A group, Human and Environmental Development Agenda Resource Centre (HEDA), has invoked Freedom of Information (FoI) Act on the Central Bank of Nigeria (CBN), urging it for detailed information on the alleged resolution between the apex bank and MTN, the telecommunication giant in the country, on the charges of improper repatriation of about $8.13billion.
HEDA’s chairman, Mr Olanrewaju Suraj, disclosed this at the weekend in a statement made available to newsmen in Lagos, expressing worry about what he termed the wide margin between the reported final payment and the alleged charged sum.
According to him, the reported gap has left the public puzzled as to the procedure and steps taken to arrive at the resolution between the CBN and MTN, saying that it was on the above basis that we his group was making this request from the Apex bank.
“We believe that the records and details of the said resolution made available will aid the investigations of our organisation, thus this application is brought pursuant to the provisions of Section 2, 3, and 4 of the Freedom of Information Act, 2011,” HEDA boss said.
HEDA recalled that a national daily had on 4th of September, 2018 reported online that the Central Bank of Nigeria sometimes in 2018 revealed that MTN Nigeria illegally repatriated foreign exchange of about $8.13billion with irregularly issued Certificates of Capital Importation (CCIs) by some commercial banks namely; Standard Chartered Bank, Citibank, Diamond bank and Stanbic IBTC bank and also converted its shareholders’ loan to Preference shares without fulfilling the requisite conditions.
It equally recalled that on 6th September, 2018 that the Attorney General of the Federation and Minister of Justice, Abubaka Malami gave a 14-day ultimatum to the affected banks and the telecommunication company to pay the fine awarded against them by the CBN vide a letter that originated from his office dated the 3rd of September, 2018.
“Sequel to this, the affected banks were sanctioned by the Federal Government and appropriate fines were paid by the banks,” the group said, adding that report later indicated that the alleged charge of improper repatriation levelled against MTN Nigeria has been resolved to the tune of $52.6 Million as against $8.13billion earlier reported as the fine to be paid by the telecommunication company.
“There seems to be a wide margin between the reported final payment and the alleged charged sum which has left the public puzzled as to the procedure and steps taken to arrive at the resolution.
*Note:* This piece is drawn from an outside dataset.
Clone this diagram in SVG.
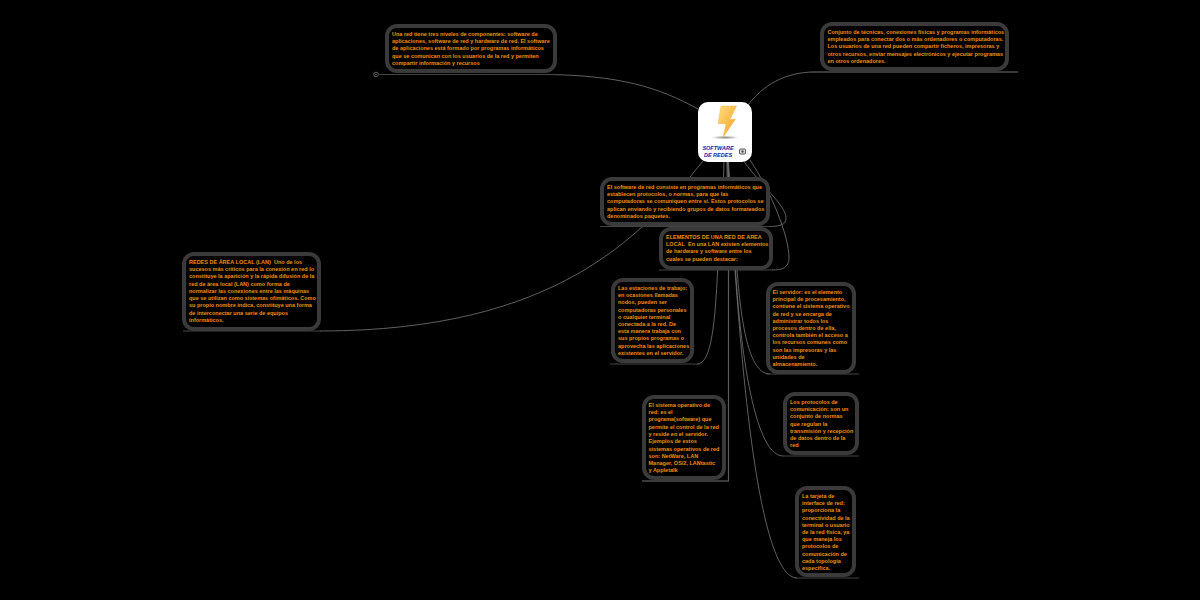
<svg xmlns="http://www.w3.org/2000/svg" width="1200" height="600" viewBox="0 0 1200 600">
<style>
.box{fill:#000;stroke:#3a3a3a;stroke-width:4}
.t{font-family:"Liberation Sans",Arial,sans-serif;font-size:5.5px;font-weight:700;fill:#f09000}
.c{fill:none;stroke:#777;stroke-width:.8}
.u{fill:none;stroke:#444;stroke-width:1.2}
.title{font-family:"Liberation Sans",Arial,sans-serif;font-size:5.5px;font-weight:700;font-style:italic;fill:#2222aa;text-anchor:middle}
</style>
<defs>
<linearGradient id="bolt" x1="0" y1="0" x2="1" y2="1"><stop offset="0" stop-color="#ffdf80"/><stop offset="1" stop-color="#f59a20"/></linearGradient>
<radialGradient id="shadow"><stop offset="0" stop-color="#888"/><stop offset="1" stop-color="#fff"/></radialGradient>
</defs>
<rect width="1200" height="600" fill="#000"/>
<g id="connectors">
<path class="c" d="M698 109C660 88 620 74.500 540 74.500H379"/>
<path class="c" d="M748 105C758 92 778 72 815 72H1018"/>
<path class="c" d="M703 161L690 177C640 232 560 331 320 331"/>
<path class="c" d="M743 160C760 185 786 205 786 218C786 225 780 226.500 768 226.500"/>
<path class="c" d="M750 160C770 190 789 235 789 258C789 268 782 270 772 270"/>
<path class="c" d="M724 162C723 200 720 240 717.700 270C715 320 712 364 697 364"/>
<path class="c" stroke-width="1.100" d="M727 162L728.500 270V481H642" style="stroke:#5c5c5c;stroke-width:1.200"/>
<path class="c" d="M728.500 162C731 205 735 250 737 270C741 320 748 374 770 374"/>
<path class="c" d="M728 162C730 205 733 250 735.500 270C739 330 752 456 783 456"/>
<path class="c" d="M727.500 162C730 205 733 250 735 270C741 350 757 578 797 578"/>
<path class="u" d="M379 74.500H560M810 72H1018M600 226.500H770M659 270H773M183 331H321M610 364H700M766 374H859M642 481H729M783 456H859M795 578H859"/>
<circle cx="376" cy="74.500" r="2.300" fill="#000" stroke="#666" stroke-width=".9"/>
<circle cx="376" cy="74.500" r=".8" fill="#666"/>
</g>
<g id="central">
<rect x="698" y="102" width="54" height="60" rx="10" fill="#fff"/>
<ellipse cx="725" cy="137.500" rx="14" ry="1.800" fill="url(#shadow)"/>
<path d="M721 106H736.500L730 119.500L735.500 119L723 137.500L726 124L718 123.500Z" fill="url(#bolt)" stroke="#f3b040" stroke-width=".4"/>
<text class="title"><tspan x="718" y="150">SOFTWARE</tspan><tspan x="718" y="157">DE REDES</tspan></text>
<rect x="739.500" y="149" width="6" height="5" rx="1" fill="#ddd" stroke="#333" stroke-width=".8"/>
<circle cx="742.500" cy="151.500" r="1.200" fill="#555"/>
</g>
<g id="node-niveles">
<rect class="box" x="387" y="26" width="168" height="45" rx="10"/>
<text class="t"><tspan x="392" y="36">Una red tiene tres niveles de componentes: software de</tspan><tspan x="392" y="43">aplicaciones, software de red y hardware de red. El software</tspan><tspan x="392" y="50.200">de aplicaciones está formado por programas informáticos</tspan><tspan x="392" y="58">que se comunican con los usuarios de la red y permiten</tspan><tspan x="392" y="65">compartir información y recursos</tspan></text>
</g>
<g id="node-conjunto">
<rect class="box" x="822" y="24" width="185" height="45" rx="10"/>
<text class="t"><tspan x="827.500" y="33.500">Conjunto de técnicas, conexiones físicas y programas informáticos</tspan><tspan x="827.500" y="40.700">empleados para conectar dos o más ordenadores o computadoras.</tspan><tspan x="827.500" y="47.900">Los usuarios de una red pueden compartir ficheros, impresoras y</tspan><tspan x="827.500" y="55.500">otros recursos, enviar mensajes electrónicos y ejecutar programas</tspan><tspan x="827.500" y="62.700">en otros ordenadores.</tspan></text>
</g>
<g id="node-software">
<rect class="box" x="602" y="179" width="166" height="45" rx="10"/>
<text class="t"><tspan x="607" y="188.500">El software de red consiste en programas informáticos que</tspan><tspan x="607" y="195.700">establecen protocolos, o normas, para que las</tspan><tspan x="607" y="202.700">computadoras se comuniquen entre sí. Estos protocolos se</tspan><tspan x="607" y="210.500">aplican enviando y recibiendo grupos de datos formateados</tspan><tspan x="607" y="217.700">denominados paquetes.</tspan></text>
</g>
<g id="node-elementos">
<rect class="box" x="661" y="229" width="110" height="39" rx="10"/>
<text class="t"><tspan x="666" y="238.500">ELEMENTOS DE UNA RED DE AREA</tspan><tspan x="666" y="245.700">LOCAL&#160; En una LAN existen elementos</tspan><tspan x="666" y="252.900">de hardware y software entre los</tspan><tspan x="666" y="260.700">cuales se pueden destacar:</tspan></text>
</g>
<g id="node-lan">
<rect class="box" x="184" y="254" width="135" height="75" rx="10"/>
<text class="t"><tspan x="189" y="263.500">REDES DE ÁREA LOCAL (LAN)&#160; Uno de los</tspan><tspan x="189" y="270.700">sucesos más críticos para la conexión en red lo</tspan><tspan x="189" y="277.900">constituye la aparición y la rápida difusión de la</tspan><tspan x="189" y="285.500">red de área local (LAN) como forma de</tspan><tspan x="189" y="292.700">normalizar las conexiones entre las máquinas</tspan><tspan x="189" y="299.900">que se utilizan como sistemas ofimáticos. Como</tspan><tspan x="189" y="307.100">su propio nombre indica, constituye una forma</tspan><tspan x="189" y="314.500">de interconectar una serie de equipos</tspan><tspan x="189" y="321.700">informáticos.</tspan></text>
</g>
<g id="node-estaciones">
<rect class="box" x="613" y="280" width="79" height="81" rx="10"/>
<text class="t"><tspan x="618" y="289.500">Las estaciones de trabajo:</tspan><tspan x="618" y="296.700">en ocasiones llamadas</tspan><tspan x="618" y="303.900">nodos, pueden ser</tspan><tspan x="618" y="311.500">computadoras personales</tspan><tspan x="618" y="318.700">o cualquier terminal</tspan><tspan x="618" y="325.900">conectada a la red. De</tspan><tspan x="618" y="333.100">esta manera trabaja con</tspan><tspan x="618" y="340.300">sus propios programas o</tspan><tspan x="618" y="347.500">aprovecha las aplicaciones</tspan><tspan x="618" y="354.700">existentes en el servidor.</tspan></text>
</g>
<g id="node-servidor">
<rect class="box" x="768" y="284" width="86" height="88" rx="10"/>
<text class="t"><tspan x="772.500" y="293.500">El servidor: es el elemento</tspan><tspan x="772.500" y="300.700">principal de procesamiento,</tspan><tspan x="772.500" y="307.900">contiene el sistema operativo</tspan><tspan x="772.500" y="315.500">de red y se encarga de</tspan><tspan x="772.500" y="322.700">administrar todos los</tspan><tspan x="772.500" y="329.900">procesos dentro de ella,</tspan><tspan x="772.500" y="337.100">controla también el acceso a</tspan><tspan x="772.500" y="344.300">los recursos comunes como</tspan><tspan x="772.500" y="351.500">son las impresoras y las</tspan><tspan x="772.500" y="358.700">unidades de</tspan><tspan x="772.500" y="365.900">almacenamiento.</tspan></text>
</g>
<g id="node-sistema">
<rect class="box" x="644" y="397" width="80" height="81" rx="10"/>
<text class="t"><tspan x="648.500" y="407">El sistema operativo de</tspan><tspan x="648.500" y="414.200">red: es el</tspan><tspan x="648.500" y="421.400">programa(software) que</tspan><tspan x="648.500" y="429">permite el control de la red</tspan><tspan x="648.500" y="436.200">y reside en el servidor.</tspan><tspan x="648.500" y="443.400">Ejemplos de estos</tspan><tspan x="648.500" y="450.600">sistemas operativos de red</tspan><tspan x="648.500" y="457.800">son: NetWare, LAN</tspan><tspan x="648.500" y="465">Manager, OS/2, LANtastic</tspan><tspan x="648.500" y="472.200">y Appletalk</tspan></text>
</g>
<g id="node-protocolos">
<rect class="box" x="785" y="394" width="72" height="59" rx="10"/>
<text class="t"><tspan x="790" y="403.500">Los protocolos de</tspan><tspan x="790" y="410.700">comunicación: son un</tspan><tspan x="790" y="417.900">conjunto de normas</tspan><tspan x="790" y="425.500">que regulan la</tspan><tspan x="790" y="432.700">transmisión y recepción</tspan><tspan x="790" y="439.900">de datos dentro de la</tspan><tspan x="790" y="447.100">red</tspan></text>
</g>
<g id="node-tarjeta">
<rect class="box" x="797" y="488" width="57" height="87" rx="10"/>
<text class="t"><tspan x="802" y="497.500">La tarjeta de</tspan><tspan x="802" y="504.700">interface de red:</tspan><tspan x="802" y="511.900">proporciona la</tspan><tspan x="802" y="519.500">conectividad de la</tspan><tspan x="802" y="526.700">terminal o usuario</tspan><tspan x="802" y="533.900">de la red física, ya</tspan><tspan x="802" y="541.100">que maneja los</tspan><tspan x="802" y="548.300">protocolos de</tspan><tspan x="802" y="555.500">comunicación de</tspan><tspan x="802" y="562.700">cada topología</tspan><tspan x="802" y="569.900">específica.</tspan></text>
</g>
</svg>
“It is on the above basis that we are making this request, as we believe that the records and details of the said resolution made available will aid the investigations of our Organisation, thus this application is brought pursuant to the provisions of Section 2, 3, and 4 of the Freedom of Information Act, 2011,” HEDA said.
The group, therefore, concluded, saying: “We look forward to your utmost cooperation and the prompt response to this requested information and in any event, within seven (7) days of the receipt of this application as provided for under the Freedom of Information Act.”
Meanwhile, Chairman of HEDA, Mr Suraj, has challenged the Federal Government to pursue rigorously the various cases in court on the controversial deep-water oil bloc OPL 245 deal popularly known as Malabu scandal worth $1.1bn.
For the umpteenth time, the Federal Government was yesterday challenged to pursue rigorously the various cases in court on the controversial deep-water oil bloc OPL 245 deal popularly known as Malabu scandal worth $1.1bn, describing described the scandal as an international embarrassment.
Suraj made the call at an interactive session with newsmen with focus on global anti-corruption campaign/asset recovery. The session was organized by the MacArthur Foundation in collaboration with HEDA.
HEDA in conjunction with Global Witness, RE: Common and The Corner House had jointly presented a report which suggested that Nigerian stands to lose about $6bn from the controversial deal.
Both Royal Dutch Shell and Eni, Italian oil giant, along with a number of their senior executives have faced lawsuits over role in the infamous OPL245 scandal.
Speaking on the development, Suraj warned against going into any out-of-court settlement that would affect the ongoing trials instituted by the Nigerian government against Shell and Eni, adding that any corporate out-of-court settlement should not cover the criminal aspect of the deal.
“We are not opposed to out-of-court settlement but certain conditions must be met. It should not confer legitimacy on an illegal deal,” he said, noting that “the Malabu deal wasn’t struck in the interest of Nigeria because while $1.1bn went into private accounts, Nigeria got $250m whereas if the contract had been transparently done, Nigeria stands to benefit $5.6bn.”